>> START Material to process

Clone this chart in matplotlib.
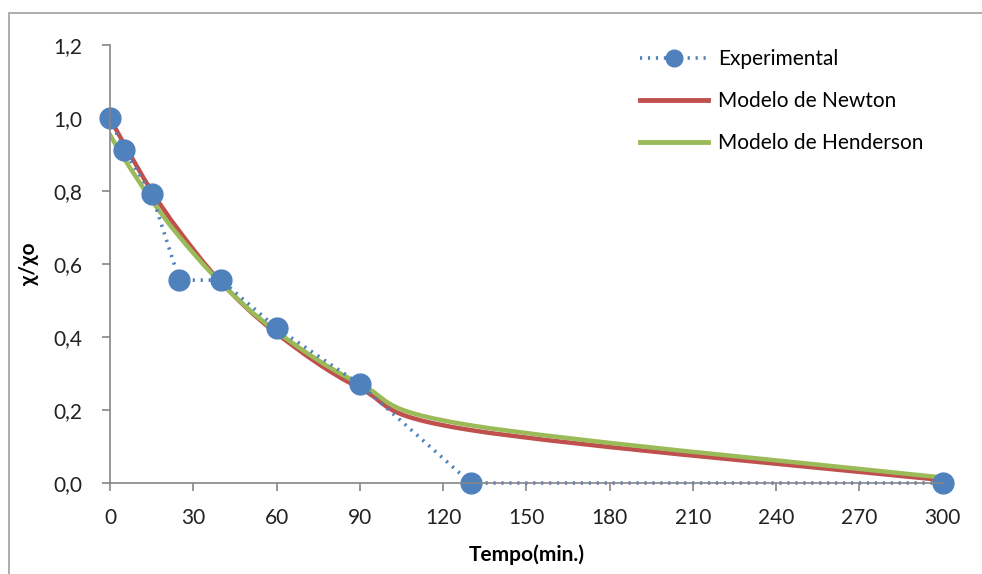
import numpy as np
import matplotlib.pyplot as plt
from matplotlib.path import Path
from matplotlib.patches import PathPatch, Rectangle
from matplotlib.lines import Line2D

# Dados
tempo = [0, 5, 15, 25, 40, 60, 90, 130, 300]
experimental = [1.0, 0.912, 0.792, 0.556, 0.556, 0.425, 0.271, 0.0, 0.0]
newton = [1.0, 0.93, 0.80, 0.69, 0.55, 0.41, 0.26, 0.145, 0.008]
henderson = [0.955, 0.89, 0.775, 0.675, 0.548, 0.415, 0.272, 0.158, 0.015]

x_ticks = [0, 30, 60, 90, 120, 150, 180, 210, 240, 270, 300]
y_ticks = [0.0, 0.2, 0.4, 0.6, 0.8, 1.0, 1.2]

azul = '#4F81BD'
vermelho = '#C0504D'
verde = '#9BBB59'

plt.rcParams['font.family'] = ['Lato', 'DejaVu Sans']
fs = 15


def curva_suave(ax, xs, ys, cor, lw):
    # linha suavizada tipo Excel (Bezier passando pelos pontos)
    xs = np.asarray(xs, float)
    ys = np.asarray(ys, float)
    n = len(xs)
    verts = [(xs[0], ys[0])]
    codes = [Path.MOVETO]
    t = 1 / 6
    for i in range(n - 1):
        x0, y0 = (xs[i - 1], ys[i - 1]) if i > 0 else (xs[i], ys[i])
        x1, y1 = xs[i], ys[i]
        x2, y2 = xs[i + 1], ys[i + 1]
        x3, y3 = (xs[i + 2], ys[i + 2]) if i + 2 < n else (x2, y2)
        c1 = (x1 + (x2 - x0) * t, y1 + (y2 - y0) * t)
        c2 = (x2 - (x3 - x1) * t, y2 - (y3 - y1) * t)
        verts += [c1, c2, (x2, y2)]
        codes += [Path.CURVE4] * 3
    patch = PathPatch(Path(verts, codes), facecolor='none', edgecolor=cor,
                      lw=lw, capstyle='round', joinstyle='round')
    ax.add_patch(patch)


fig = plt.figure(figsize=(9.82, 5.74), dpi=100)
fig.patches.append(Rectangle((0.009, -0.1), 1.2, 1.077, transform=fig.transFigure,
                             fill=False, edgecolor='#A0A0A0', lw=1.2))
ax = fig.add_axes([0.112, 0.1585, 0.848, 0.763])

ax.plot(tempo, experimental, linestyle=(0, (0.6, 1.6)), color=azul, lw=2.6,
        marker='o', markersize=15, markeredgecolor=azul, zorder=2, clip_on=False)
curva_suave(ax, tempo, newton, vermelho, 3.2)
curva_suave(ax, tempo, henderson, verde, 3.2)

ax.set_xlim(0, 300)
ax.set_ylim(0, 1.2)
ax.set_xticks(x_ticks)
ax.set_yticks(y_ticks)
ax.set_yticklabels([f'{v:.1f}'.replace('.', ',') for v in y_ticks])
for s in ['top', 'right']:
    ax.spines[s].set_visible(False)
for s in ['left', 'bottom']:
    ax.spines[s].set_color('#868686')
    ax.spines[s].set_linewidth(1.2)
ax.tick_params(axis='both', colors='#868686', length=6, width=1.2,
               labelsize=fs, labelcolor='#222222')
ax.tick_params(axis='y', pad=14)
ax.tick_params(axis='x', pad=12)

ax.set_xlabel('Tempo(min.)', fontsize=fs, fontweight='bold', labelpad=12)
ax.set_ylabel('χ/χo', fontsize=fs, fontweight='bold', labelpad=10)

handles = [
    Line2D([], [], linestyle=(0, (0.6, 1.6)), color=azul, lw=2.6, marker='o',
           markersize=12),
    Line2D([], [], color=vermelho, lw=3.5),
    Line2D([], [], color=verde, lw=3.5),
]
ax.legend(handles, ['Experimental', 'Modelo de Newton', 'Modelo de Henderson'],
          loc='upper left', bbox_to_anchor=(0.636, 0.99), frameon=False,
          borderaxespad=0, borderpad=0,
          fontsize=fs, handlelength=3.3, handletextpad=0.45, labelspacing=1.05)

fig.savefig('out.png', dpi=100)
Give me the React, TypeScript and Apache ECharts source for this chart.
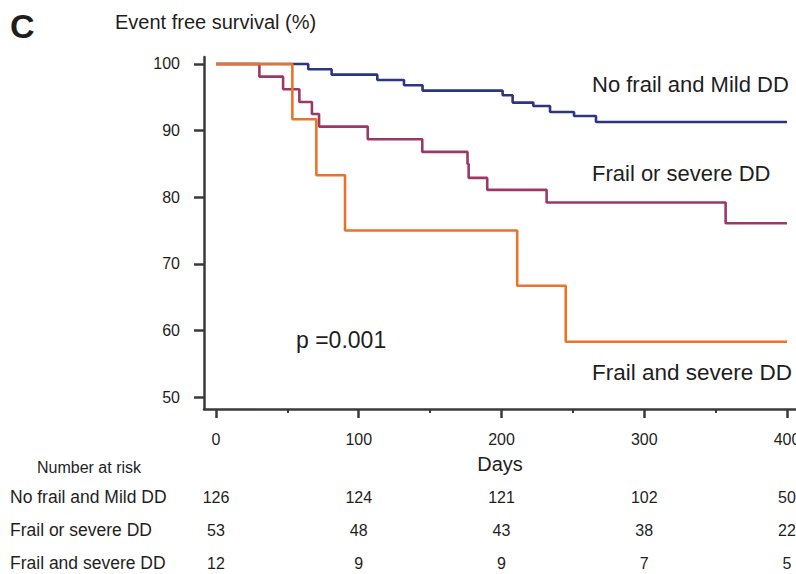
import React, { useEffect, useRef } from "react";
import * as echarts from "echarts";

const FONT = "'Liberation Sans', Arial, Helvetica, sans-serif";

// Kaplan-Meier steps (days, survival %)
const noFrailDays = [0, 64.6, 81, 113, 131.7, 144.7, 200.8, 207.8, 222.3, 234, 250.8, 266.2, 400];
const noFrailSurv = [100, 99.2, 98.4, 97.6, 96.8, 96.0, 95.3, 94.2, 93.7, 92.8, 92.2, 91.3, 91.3];

const frailOrDays = [0, 30.4, 47, 58.4, 67.2, 72.2, 106.3, 144.5, 176.2, 177, 190, 231.6, 357, 400];
const frailOrSurv = [100, 98.1, 96.2, 94.3, 92.5, 90.6, 88.7, 86.8, 85.0, 82.9, 81.1, 79.2, 76.1, 76.1];

const frailAndDays = [0, 53.5, 70.3, 90.4, 211, 245, 400];
const frailAndSurv = [100, 91.7, 83.3, 75.0, 66.7, 58.3, 58.3];

const xMajorTicks = [0, 100, 200, 300, 400];
const xMinorTicks = [50, 150, 250, 350];
const yTicks = [50, 60, 70, 80, 90, 100];

const groupNames = ["No frail and Mild DD", "Frail or severe DD", "Frail and severe DD"];
const riskTimes = [0, 100, 200, 300, 400];
const riskNoFrail = [126, 124, 121, 102, 50];
const riskFrailOr = [53, 48, 43, 38, 22];
const riskFrailAnd = [12, 9, 9, 7, 5];

const COLORS = ["#2c3680", "#9b3868", "#e8742a"];
const AXIS = "#3a3a3a";
const TEXT = "#1e1e1e";

const zip = (a: number[], b: number[]) => a.map((v, i) => [v, b[i]]);

export default function App() {
  const ref = useRef<HTMLDivElement>(null);
  useEffect(() => {
    if (!ref.current) return;
    const chart = echarts.init(ref.current, undefined, { renderer: "svg" });
    const xMin = -8.4;
    const xMax = 406.3;
    const line = (data: number[][], color: string) => ({
      type: "line",
      step: "end",
      data,
      symbol: "none",
      lineStyle: { color, width: 2.6 },
      xAxisIndex: 0,
      yAxisIndex: 0,
      silent: true,
    });
    chart.setOption({
      animation: false,
      grid: { left: 204, right: 0, top: 57, bottom: 165, containLabel: false, outerBoundsMode: "none" },
      xAxis: [
        {
          type: "value",
          min: xMin,
          max: xMax,
          axisLine: { show: true, onZero: false, lineStyle: { color: AXIS, width: 2.5 } },
          axisTick: { show: true, length: 9, lineStyle: { color: AXIS, width: 2.5 }, customValues: xMajorTicks },
          axisLabel: { show: true, margin: 22, color: TEXT, fontSize: 16, fontFamily: FONT, customValues: xMajorTicks },
          splitLine: { show: false },
        },
        {
          type: "value",
          min: xMin,
          max: xMax,
          position: "bottom",
          axisLine: { show: false, onZero: false },
          axisTick: { show: true, length: 4, lineStyle: { color: AXIS, width: 2 }, customValues: xMinorTicks },
          axisLabel: { show: false },
          splitLine: { show: false },
        },
      ],
      yAxis: {
        type: "value",
        min: 48.2,
        max: 101.05,
        axisLine: { show: true, onZero: false, lineStyle: { color: AXIS, width: 2.5 } },
        axisTick: { show: true, length: 10, lineStyle: { color: AXIS, width: 2.5 }, customValues: yTicks },
        axisLabel: { show: true, margin: 24, color: TEXT, fontSize: 16, fontFamily: FONT, customValues: yTicks },
        splitLine: { show: false },
      },
      series: [
        line(zip(noFrailDays, noFrailSurv), COLORS[0]),
        line(zip(frailOrDays, frailOrSurv), COLORS[1]),
        line(zip(frailAndDays, frailAndSurv), COLORS[2]),
      ],
    });

    const txt = (x: number, y: number, text: string, size: number, align = "left", weight = "normal") => ({
      type: "text",
      x,
      y,
      silent: true,
      style: {
        text,
        fill: TEXT,
        fontSize: size,
        fontFamily: FONT,
        fontWeight: weight,
        align,
        verticalAlign: "middle",
      },
    });

    const rowsY = [497, 530, 563];
    const riskRows = [riskNoFrail, riskFrailOr, riskFrailAnd];
    const graphics: any[] = [
      txt(10, 26, "C", 34, "left", "bold"),
      txt(115, 22, "Event free survival (%)", 20),
      txt(500, 464, "Days", 20, "center"),
      txt(592, 84, groupNames[0], 22),
      txt(592, 173, groupNames[1], 22),
      txt(592, 372, groupNames[2], 22.5),
      txt(296, 340, "p =0.001", 23),
      txt(37, 467, "Number at risk", 16),
    ];
    riskRows.forEach((row, r) => {
      graphics.push(txt(10, rowsY[r], groupNames[r], 17.5));
      row.forEach((n, i) => {
        const px = chart.convertToPixel({ xAxisIndex: 0 }, riskTimes[i]) as number;
        graphics.push(txt(px, rowsY[r], String(n), 16, "center"));
      });
    });
    chart.setOption({ graphic: graphics });

    return () => chart.dispose();
  }, []);
  return (
    <div
      ref={ref}
      style={{ position: "fixed", left: 0, top: 0, width: 796, height: 574, background: "#fff" }}
    />
  );
}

>> END Material to process

▶ [Exercise aim]: Print, exactly as written, the lines above from the first one to the one containing "from matplotlib.lines import Line2D". Leave out pictures.

▶ [Correct result]:
Clone this chart in matplotlib.
import numpy as np
import matplotlib.pyplot as plt
from matplotlib.path import Path
from matplotlib.patches import PathPatch, Rectangle
from matplotlib.lines import Line2D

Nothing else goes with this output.